I’ve had many thoughts today about love after reading a passage from Mark’s Gospel [Mark 8:14-21], realizing today is Valentine’s Day, and that Sunday was the beginning of National Marriage week!
If you google
the phrase “inspiring quotes about love” you’ll find there are over 330
million entries! I found one particular
site that lists over 2000 quotes from some famous (and not so famous) people
about what love is. It was evident that
many of them never truly experienced love. They all described “feelings” and
“emotions” and “romance”. Love certainly contains those things. But true love is indescribable. It goes beyond romance and feelings and
emotions. It must be lived. You don’t think about it, you just do it.
This
indescribable love is the love I have for my wife of nearly fifty years.
I think
about Marilyn all day every day and about what keeps our love for each other so
strong. I think it’s because we’ve never had to “work” at our love. It just
exists. You hear stories of people who say, “Our love grows every day”, or “We
work hard to keep our love this strong.” I guess God has blessed us, because my
love for Marilyn is just as strong today as it was when I proposed to her, and
it’s never been an effort for me to be in love or to stay in love with her.
This
indescribable love is the love I have for my children and my grandchildren.
When we
arrive in a room with small children, the child looks for the adult with a
smile, the one who is open and friendly—the simple detective work of one
hunting and searching for love.
Children
detect hostility, unfriendliness, and those who are unauthentic in a way that’s
beyond words. Their agenda is simple; there is no agenda. There’s no duality in their thinking, just
looking for the one who is most friendly, open, and willing to love. “Come play with me” is mostly present in their
eyes.
How much of
this can we learn again in our relationship with God? How many have fallen prey to following the
tradition rather than the love? Our
Catholic tradition without love is meaningless. Particularly if we start to “preach” tradition
in a way that divides us from others rather than unites us in the community of
God; the Body of Christ. The Church is
universal.
This
indescribable love is the love I have for my fellow human beings.
The word
Catholic means universal. For us, this
is universal love, and there is nowhere we can feel and hear that word more
soundly than in love expressed by a child. A child can’t fend for themselves; they
survive only with love. So do I. Without love, I’m nothing, just someone
looking for a cave to dwell in with a warm fire and a loving friend.
The loving
friend we seek is the same one the child in the room opens their heart towards.

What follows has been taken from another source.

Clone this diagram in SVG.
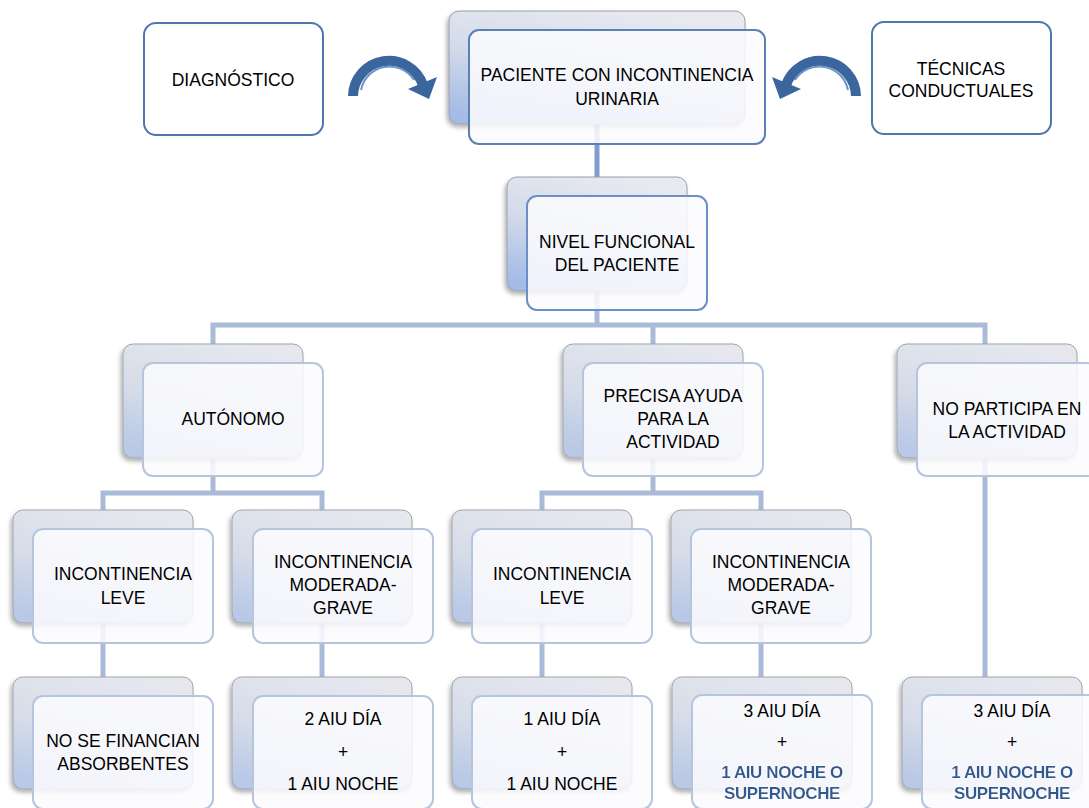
<svg xmlns="http://www.w3.org/2000/svg" width="1089" height="808" viewBox="0 0 1089 808">
<defs>
<linearGradient id="gBackStrong" x1="0.65" y1="0" x2="0.25" y2="1">
<stop offset="0" stop-color="#e8eaf0"/>
<stop offset="0.5" stop-color="#d2daea"/>
<stop offset="1" stop-color="#a3bbe6"/>
</linearGradient>
<linearGradient id="gBack" x1="0.65" y1="0" x2="0.25" y2="1">
<stop offset="0" stop-color="#e6e8ee"/>
<stop offset="0.55" stop-color="#d5dbe8"/>
<stop offset="1" stop-color="#b8c8e6"/>
</linearGradient>
<filter id="sh" x="-10%" y="-10%" width="120%" height="130%">
<feDropShadow dx="-2" dy="3" stdDeviation="2" flood-color="#000" flood-opacity="0.3"/>
</filter>
<filter id="glow" x="-10%" y="-30%" width="120%" height="160%">
<feDropShadow dx="0" dy="0" stdDeviation="1" flood-color="#ffffff" flood-opacity="1"/>
</filter>
</defs>
<style>
.back{fill:url(#gBack);stroke:#a0a4ad;stroke-width:1;filter:url(#sh)}
.backS{fill:url(#gBackStrong);stroke:#9a9ea8;stroke-width:1;filter:url(#sh)}
.front{fill:#fbfcfe;fill-opacity:0.86;stroke:#b6c5de;stroke-width:2}
.frontS{fill:#fbfcfe;fill-opacity:0.86;stroke:#5b80b6;stroke-width:2}
.side{fill:#ffffff;stroke:#4f77ad;stroke-width:2}
text{font-family:"Liberation Sans",Arial,sans-serif;font-size:17.5px;fill:#000;text-anchor:middle}
.b{font-weight:bold;fill:#2f5a92;font-size:17px;letter-spacing:-0.4px}
.c1{stroke:#7f9dcd;stroke-width:5;fill:none}
.c2{stroke:#a9bbd9;stroke-width:5;fill:none}
.arc{stroke:#3b669d;stroke-width:10;fill:none}
.arcH{stroke:#6a94c8;stroke-width:2;fill:none}
</style>
<rect x="0" y="0" width="1089" height="808" fill="#ffffff"/>

<g id="connectors">
<path class="c1" d="M597,124 V177"/>
<path class="c2" d="M597,292 V325 M213,344 V325 H985 V344 M653,325 V344"/>
<path class="c2" d="M213,458 V493 M103,510 V493 H322 V510"/>
<path class="c2" d="M653,458 V493 M542,510 V493 H761 V510"/>
<path class="c2" d="M103,623 V677 M322,623 V677 M542,623 V677 M761,623 V677"/>
<path class="c2" d="M985,458 V677"/>
<g id="arrow-left">
<path class="arc" d="M353,96 A36,36 0 0 1 423,85"/>
<path class="arcH" d="M361,90 A29,29 0 0 1 414,80"/>
<polygon points="437,77 408,89 429,99" fill="#3b669d"/>
</g>
<g id="arrow-right" transform="translate(1209,0) scale(-1,1)">
<path class="arc" d="M353,96 A36,36 0 0 1 423,85"/>
<path class="arcH" d="M361,90 A29,29 0 0 1 414,80"/>
<polygon points="437,77 408,89 429,99" fill="#3b669d"/>
</g>
</g>

<g id="n-diagnostico">
<rect class="side" x="144" y="23" width="179" height="112" rx="12"/>
<text x="233" y="86">DIAGNÓSTICO</text>
</g>
<g id="n-tecnicas">
<rect class="side" x="872" y="22" width="179" height="112" rx="12"/>
<text x="961" y="75">TÉCNICAS</text>
<text x="961" y="97">CONDUCTUALES</text>
</g>

<g id="n-paciente">
<rect class="backS" x="449" y="11" width="296" height="113" rx="10"/>
<rect class="frontS" x="469" y="30" width="296" height="114" rx="10"/>
<text x="617" y="81">PACIENTE CON INCONTINENCIA</text>
<text x="617" y="105">URINARIA</text>
</g>

<g id="n-nivel">
<rect class="backS" x="507" y="177" width="180" height="114" rx="10"/>
<rect class="frontS" x="527" y="196" width="180" height="114" rx="10" style="stroke:#6d8fc5"/>
<text x="617" y="248">NIVEL FUNCIONAL</text>
<text x="617" y="271">DEL PACIENTE</text>
</g>

<g id="n-autonomo">
<rect class="back" x="123" y="344" width="180" height="114" rx="10"/>
<rect class="front" x="143" y="363" width="180" height="113" rx="10"/>
<text x="233" y="425">AUTÓNOMO</text>
</g>

<g id="n-precisa">
<rect class="back" x="563" y="344" width="180" height="114" rx="10"/>
<rect class="front" x="583" y="363" width="180" height="113" rx="10"/>
<text x="673" y="402">PRECISA AYUDA</text>
<text x="673" y="425">PARA LA</text>
<text x="673" y="448">ACTIVIDAD</text>
</g>

<g id="n-noparticipa">
<rect class="back" x="897" y="344" width="180" height="114" rx="10"/>
<rect class="front" x="917" y="363" width="180" height="113" rx="10"/>
<text x="1007" y="415">NO PARTICIPA EN</text>
<text x="1007" y="438">LA ACTIVIDAD</text>
</g>

<g id="n-leve1">
<rect class="back" x="13" y="510" width="180" height="113" rx="10"/>
<rect class="front" x="33" y="529" width="180" height="114" rx="10"/>
<text x="123" y="580">INCONTINENCIA</text>
<text x="123" y="604">LEVE</text>
</g>

<g id="n-mod1">
<rect class="back" x="232" y="510" width="180" height="113" rx="10"/>
<rect class="front" x="253" y="529" width="180" height="114" rx="10"/>
<text x="343" y="568">INCONTINENCIA</text>
<text x="343" y="591">MODERADA-</text>
<text x="343" y="614">GRAVE</text>
</g>

<g id="n-leve2">
<rect class="back" x="452" y="510" width="180" height="113" rx="10"/>
<rect class="front" x="472" y="529" width="180" height="114" rx="10"/>
<text x="562" y="580">INCONTINENCIA</text>
<text x="562" y="604">LEVE</text>
</g>

<g id="n-mod2">
<rect class="back" x="671" y="510" width="180" height="113" rx="10"/>
<rect class="front" x="691" y="529" width="180" height="114" rx="10"/>
<text x="781" y="568">INCONTINENCIA</text>
<text x="781" y="591">MODERADA-</text>
<text x="781" y="614">GRAVE</text>
</g>

<g id="n-nofinancian">
<rect class="back" x="13" y="677" width="180" height="112" rx="10"/>
<rect class="front" x="33" y="696" width="180" height="113" rx="10"/>
<text x="123" y="747">NO SE FINANCIAN</text>
<text x="123" y="770">ABSORBENTES</text>
</g>

<g id="n-2aiu">
<rect class="back" x="232" y="677" width="180" height="112" rx="10"/>
<rect class="front" x="253" y="696" width="180" height="113" rx="10"/>
<text x="343" y="725">2 AIU DÍA</text>
<text x="343" y="758">+</text>
<text x="343" y="790">1 AIU NOCHE</text>
</g>

<g id="n-1aiu">
<rect class="back" x="452" y="677" width="180" height="112" rx="10"/>
<rect class="front" x="472" y="696" width="180" height="113" rx="10"/>
<text x="562" y="725">1 AIU DÍA</text>
<text x="562" y="758">+</text>
<text x="562" y="790">1 AIU NOCHE</text>
</g>

<g id="n-3aiu-a">
<rect class="back" x="672" y="677" width="180" height="112" rx="10"/>
<rect class="front" x="692" y="695" width="180" height="114" rx="10"/>
<text x="782" y="717">3 AIU DÍA</text>
<text x="782" y="748">+</text>
<text class="b" x="782" y="778" filter="url(#glow)">1 AIU NOCHE O</text>
<text class="b" x="782" y="799" filter="url(#glow)">SUPERNOCHE</text>
</g>

<g id="n-3aiu-b">
<rect class="back" x="902" y="677" width="180" height="112" rx="10"/>
<rect class="front" x="922" y="695" width="180" height="114" rx="10"/>
<text x="1012" y="717">3 AIU DÍA</text>
<text x="1012" y="748">+</text>
<text class="b" x="1012" y="778" filter="url(#glow)">1 AIU NOCHE O</text>
<text class="b" x="1012" y="799" filter="url(#glow)">SUPERNOCHE</text>
</g>
</svg>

The love expressed by the adult in the
room is filled with the grace of God. And
one willing to communicate it freely, willingly with the smile which requires
no repayment. Just gift. Pure gift.
Let’s
unlearn the prejudices and offer ourselves openly to listen to others, even
offer love to those we dislike, without scowls or pretense. The child in us all brings us back to the “Beginners
Mind”, when we didn’t judge, but loved.
And sat
silently on the floor waiting for God to come and play with us. Forever.
The
disciples need this reminder in today’s Gospel. To trust in God.